“Go out and launch into the deep.”
Josiah Trombley didn’t immediately know what that meant. While visiting a church, a man prayed over him and told him to consider what that phrase might mean for him. At the time, Trombley was considering ministry, knowing it likely meant either missions or chaplaincy work.
Soon after, Trombley, who will graduate from Samford University’s Beeson Divinity School next month, recalled reading the story in Luke 5 of Jesus calling Peter as His disciple, miraculously filling the fisherman’s nets with a large catch after a night where he and his friends had caught nothing. Later that day, Trombley went with his friend to see a recruiter for the United States Marine Corps, thinking he was there to support his friend.
Moved by what the recruiter told him about his own opportunities, Trombley began to pray about military service, and the phrase uttered by a man he did not know became clear.
“If I’m going to launch out into the deep, why don’t I join the (U.S.) Navy?” Trombley said.
In order to better understand the experiences of the sailors he would soon serve, Trombley enlisted as a sailor himself in 2016.
Trombley is currently a Naval reservist, which includes training regularly to stay ready, in every sense of the word, for deployment.
While serving in the reserves, Trombley married his wife, Callie, in 2019. Callie serves at Beeson as the Global Center’s program assistant. The couple are expecting their first child, a daughter, in February 2025.

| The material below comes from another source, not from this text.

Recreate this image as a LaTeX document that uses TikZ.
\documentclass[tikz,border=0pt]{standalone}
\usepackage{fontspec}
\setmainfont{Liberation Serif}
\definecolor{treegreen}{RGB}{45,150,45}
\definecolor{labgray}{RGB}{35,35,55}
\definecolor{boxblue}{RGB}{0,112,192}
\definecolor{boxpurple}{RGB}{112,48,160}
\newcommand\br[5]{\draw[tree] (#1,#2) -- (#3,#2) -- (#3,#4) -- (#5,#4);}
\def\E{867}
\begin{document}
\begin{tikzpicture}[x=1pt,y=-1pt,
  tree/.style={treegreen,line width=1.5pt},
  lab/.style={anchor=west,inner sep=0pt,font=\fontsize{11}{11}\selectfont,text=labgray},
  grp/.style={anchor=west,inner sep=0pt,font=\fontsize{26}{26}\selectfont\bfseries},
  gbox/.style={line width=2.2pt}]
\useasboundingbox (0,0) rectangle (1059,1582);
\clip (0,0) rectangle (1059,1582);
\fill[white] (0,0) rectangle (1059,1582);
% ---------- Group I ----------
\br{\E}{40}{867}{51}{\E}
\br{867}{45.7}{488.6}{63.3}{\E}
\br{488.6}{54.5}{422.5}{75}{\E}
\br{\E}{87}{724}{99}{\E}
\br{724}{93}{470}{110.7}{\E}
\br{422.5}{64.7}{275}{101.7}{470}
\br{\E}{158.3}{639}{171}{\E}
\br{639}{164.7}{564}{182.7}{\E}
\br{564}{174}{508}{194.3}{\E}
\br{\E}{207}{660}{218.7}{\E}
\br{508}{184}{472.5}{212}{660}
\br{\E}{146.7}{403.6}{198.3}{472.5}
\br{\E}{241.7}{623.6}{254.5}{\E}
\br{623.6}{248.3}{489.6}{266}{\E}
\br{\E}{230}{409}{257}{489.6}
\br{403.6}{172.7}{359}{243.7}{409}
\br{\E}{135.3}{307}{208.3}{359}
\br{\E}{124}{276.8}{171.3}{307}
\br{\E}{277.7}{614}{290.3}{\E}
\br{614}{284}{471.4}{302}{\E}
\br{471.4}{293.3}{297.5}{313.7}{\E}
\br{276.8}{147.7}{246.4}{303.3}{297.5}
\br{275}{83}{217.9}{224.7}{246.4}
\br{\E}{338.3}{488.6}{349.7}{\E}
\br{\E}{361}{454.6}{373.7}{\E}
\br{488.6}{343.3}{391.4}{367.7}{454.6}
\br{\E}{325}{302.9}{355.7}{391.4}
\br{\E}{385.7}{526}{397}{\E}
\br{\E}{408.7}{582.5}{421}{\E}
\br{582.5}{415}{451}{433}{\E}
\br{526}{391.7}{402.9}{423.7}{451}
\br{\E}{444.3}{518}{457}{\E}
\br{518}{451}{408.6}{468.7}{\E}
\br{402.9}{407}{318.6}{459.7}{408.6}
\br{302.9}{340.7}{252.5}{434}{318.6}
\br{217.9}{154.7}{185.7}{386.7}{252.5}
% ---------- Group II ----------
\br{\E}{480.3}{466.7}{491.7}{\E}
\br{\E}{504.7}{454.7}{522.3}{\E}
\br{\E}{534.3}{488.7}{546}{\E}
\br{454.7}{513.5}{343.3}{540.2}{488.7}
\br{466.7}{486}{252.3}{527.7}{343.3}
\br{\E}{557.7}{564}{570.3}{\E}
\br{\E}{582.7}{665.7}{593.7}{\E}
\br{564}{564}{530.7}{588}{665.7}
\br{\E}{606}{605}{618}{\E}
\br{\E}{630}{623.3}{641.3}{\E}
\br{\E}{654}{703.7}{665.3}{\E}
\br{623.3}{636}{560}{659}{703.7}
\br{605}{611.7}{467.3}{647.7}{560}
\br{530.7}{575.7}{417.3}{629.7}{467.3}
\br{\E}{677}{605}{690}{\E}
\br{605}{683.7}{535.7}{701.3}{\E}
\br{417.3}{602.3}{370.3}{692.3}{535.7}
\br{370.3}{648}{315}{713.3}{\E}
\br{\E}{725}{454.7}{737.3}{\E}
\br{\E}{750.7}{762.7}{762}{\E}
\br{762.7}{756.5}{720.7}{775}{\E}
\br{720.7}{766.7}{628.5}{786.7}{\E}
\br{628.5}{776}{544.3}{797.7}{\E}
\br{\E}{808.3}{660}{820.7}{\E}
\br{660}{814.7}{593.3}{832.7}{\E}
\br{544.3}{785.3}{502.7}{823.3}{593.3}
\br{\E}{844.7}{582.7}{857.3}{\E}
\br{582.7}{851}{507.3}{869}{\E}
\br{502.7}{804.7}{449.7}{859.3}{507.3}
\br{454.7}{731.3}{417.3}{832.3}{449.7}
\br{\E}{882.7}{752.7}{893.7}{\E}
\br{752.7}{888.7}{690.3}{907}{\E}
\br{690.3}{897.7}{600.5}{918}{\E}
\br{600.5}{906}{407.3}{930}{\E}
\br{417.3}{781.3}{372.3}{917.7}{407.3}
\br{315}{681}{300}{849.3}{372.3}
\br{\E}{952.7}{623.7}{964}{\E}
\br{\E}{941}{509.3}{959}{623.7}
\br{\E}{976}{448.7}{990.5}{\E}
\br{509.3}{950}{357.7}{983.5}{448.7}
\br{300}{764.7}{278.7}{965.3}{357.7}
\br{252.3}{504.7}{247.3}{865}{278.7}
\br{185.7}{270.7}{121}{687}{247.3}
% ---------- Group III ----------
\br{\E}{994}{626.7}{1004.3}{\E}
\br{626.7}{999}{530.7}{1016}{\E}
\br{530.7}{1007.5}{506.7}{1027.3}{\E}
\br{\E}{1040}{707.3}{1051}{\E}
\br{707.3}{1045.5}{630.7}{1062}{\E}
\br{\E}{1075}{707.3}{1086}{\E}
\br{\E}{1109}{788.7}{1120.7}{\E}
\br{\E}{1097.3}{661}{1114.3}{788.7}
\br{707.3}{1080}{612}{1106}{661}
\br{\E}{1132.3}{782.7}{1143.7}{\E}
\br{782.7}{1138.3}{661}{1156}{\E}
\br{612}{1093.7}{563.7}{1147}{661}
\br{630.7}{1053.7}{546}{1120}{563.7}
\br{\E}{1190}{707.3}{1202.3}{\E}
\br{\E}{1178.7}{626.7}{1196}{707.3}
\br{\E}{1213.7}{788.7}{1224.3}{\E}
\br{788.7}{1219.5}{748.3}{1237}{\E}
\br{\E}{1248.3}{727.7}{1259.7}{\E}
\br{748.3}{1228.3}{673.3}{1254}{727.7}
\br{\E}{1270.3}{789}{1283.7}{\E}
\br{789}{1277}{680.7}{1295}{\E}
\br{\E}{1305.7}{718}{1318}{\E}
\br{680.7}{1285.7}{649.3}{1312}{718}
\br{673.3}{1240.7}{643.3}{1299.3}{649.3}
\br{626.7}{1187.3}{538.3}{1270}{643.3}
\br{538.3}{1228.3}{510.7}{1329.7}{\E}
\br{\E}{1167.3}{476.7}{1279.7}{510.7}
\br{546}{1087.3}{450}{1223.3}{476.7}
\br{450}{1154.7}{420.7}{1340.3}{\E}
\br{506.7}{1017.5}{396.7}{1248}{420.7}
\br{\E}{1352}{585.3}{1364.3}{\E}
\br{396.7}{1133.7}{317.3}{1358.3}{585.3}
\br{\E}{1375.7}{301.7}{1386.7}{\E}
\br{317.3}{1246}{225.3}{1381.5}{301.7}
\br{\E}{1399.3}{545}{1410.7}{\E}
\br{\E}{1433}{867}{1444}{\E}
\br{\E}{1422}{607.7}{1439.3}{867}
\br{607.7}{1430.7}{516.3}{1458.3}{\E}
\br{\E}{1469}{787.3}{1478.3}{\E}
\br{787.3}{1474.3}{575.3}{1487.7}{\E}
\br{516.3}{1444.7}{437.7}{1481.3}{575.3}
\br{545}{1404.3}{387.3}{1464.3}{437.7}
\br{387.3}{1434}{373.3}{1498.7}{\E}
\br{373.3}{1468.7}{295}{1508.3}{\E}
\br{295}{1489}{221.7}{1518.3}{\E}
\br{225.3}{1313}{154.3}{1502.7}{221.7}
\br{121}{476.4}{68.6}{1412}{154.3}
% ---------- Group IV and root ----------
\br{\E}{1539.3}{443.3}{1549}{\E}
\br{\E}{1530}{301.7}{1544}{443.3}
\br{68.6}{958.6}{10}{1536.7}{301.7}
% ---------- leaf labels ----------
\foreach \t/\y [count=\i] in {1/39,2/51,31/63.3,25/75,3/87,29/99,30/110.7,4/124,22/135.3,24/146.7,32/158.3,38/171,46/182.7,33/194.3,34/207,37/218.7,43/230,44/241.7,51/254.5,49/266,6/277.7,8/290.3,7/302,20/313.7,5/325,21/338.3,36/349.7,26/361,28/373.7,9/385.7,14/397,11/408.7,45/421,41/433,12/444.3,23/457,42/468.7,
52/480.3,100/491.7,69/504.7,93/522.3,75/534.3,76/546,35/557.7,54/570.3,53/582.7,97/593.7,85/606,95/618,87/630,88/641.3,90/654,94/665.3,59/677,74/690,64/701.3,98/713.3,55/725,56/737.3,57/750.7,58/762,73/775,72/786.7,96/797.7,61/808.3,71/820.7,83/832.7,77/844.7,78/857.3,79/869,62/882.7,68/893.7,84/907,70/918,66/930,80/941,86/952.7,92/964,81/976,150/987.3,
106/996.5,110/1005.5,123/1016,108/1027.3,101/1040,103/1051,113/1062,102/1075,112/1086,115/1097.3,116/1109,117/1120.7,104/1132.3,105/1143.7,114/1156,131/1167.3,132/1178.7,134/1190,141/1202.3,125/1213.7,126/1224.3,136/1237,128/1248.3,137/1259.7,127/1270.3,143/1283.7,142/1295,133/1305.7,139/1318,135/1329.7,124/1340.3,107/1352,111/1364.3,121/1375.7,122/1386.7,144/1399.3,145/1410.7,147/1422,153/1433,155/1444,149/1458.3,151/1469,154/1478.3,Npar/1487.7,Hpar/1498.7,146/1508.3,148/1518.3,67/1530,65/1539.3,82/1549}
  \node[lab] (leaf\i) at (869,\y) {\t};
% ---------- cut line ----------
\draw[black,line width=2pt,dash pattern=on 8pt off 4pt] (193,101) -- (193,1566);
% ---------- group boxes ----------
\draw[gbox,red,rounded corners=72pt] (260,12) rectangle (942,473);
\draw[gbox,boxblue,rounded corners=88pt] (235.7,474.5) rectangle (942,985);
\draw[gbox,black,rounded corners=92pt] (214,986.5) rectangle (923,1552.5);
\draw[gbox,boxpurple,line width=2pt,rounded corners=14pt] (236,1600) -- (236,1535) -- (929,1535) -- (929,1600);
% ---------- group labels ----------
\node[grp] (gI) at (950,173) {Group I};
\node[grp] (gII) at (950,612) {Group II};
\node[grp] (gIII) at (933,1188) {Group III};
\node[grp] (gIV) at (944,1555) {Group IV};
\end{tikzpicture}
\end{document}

Chaplaincy comes from the Old French word “capella,” and derives from St. Martin of Tours, a Roman soldier who covered an elderly beggar in the street. Christian tradition hold that the Lord later revealed the beggar to be Christ in a dream. It is that commitment to compassion and Christlikeness that drives Trombley and other pursuing chaplaincy.

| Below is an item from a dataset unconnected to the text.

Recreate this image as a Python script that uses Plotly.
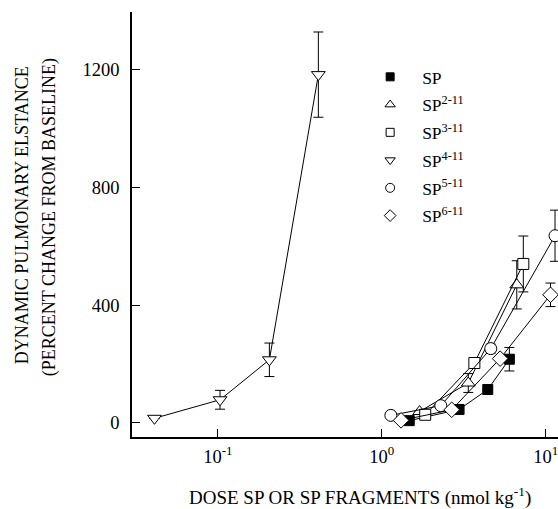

“It is the church going to the darkest places and meeting people with the light of the Gospel,” Trombley said. “It’s Psalm 139:8 embodied. ‘If I make my bed in Sheol, you are there, and darkness is not dark to you.’ The chaplain, representing the church, is an embodied reminder of that promise, whether in the hospital room, in prison, with the firefighters at a fire, on deployment with troops in war, God meets us where we are and reveals Himself to us in the person and work of Jesus Christ through the church.”
Beeson, which offers a chaplaincy emphasis for interested students, has been excellent at preparing Trombley pastorally, he said.
“I have learned to be unapologetically Anglican, with a pastoral focus and theological rigor, while also understanding other denominations on their terms and their beliefs and knowing where we can minister together, where we disagree, and how far our ecumenism can go,” Trombley said.
That experience will serve him well as he enters into a ministry that is not only interdenominational, but interfaith. While able to remain committed to his faith, Trombley will serve those of other faiths, making ways for them to practice their faith while being able to provide pastoral care from his own Christian, and, specifically, Anglican, perspective.
Specifically at Beeson, Trombley credits professor Stefana Dan Laing for instilling a love for the church fathers and preparing him theologically, along with Laing’s husband John, who recently retired from military chaplaincy, for helping him learn to apply what he’s learned in the classroom to chaplaincy.
After graduation, the Trombleys will move to New Braunfels, Texas, close to Callie’s family. Josiah will serve as a curate at Christ Our King Anglican Church, gaining the necessary pastoral experience before applying for a chaplaincy position with the Navy.
Trombley said he is excited to see how he and Callie grow in parenthood, marriage and in ministry.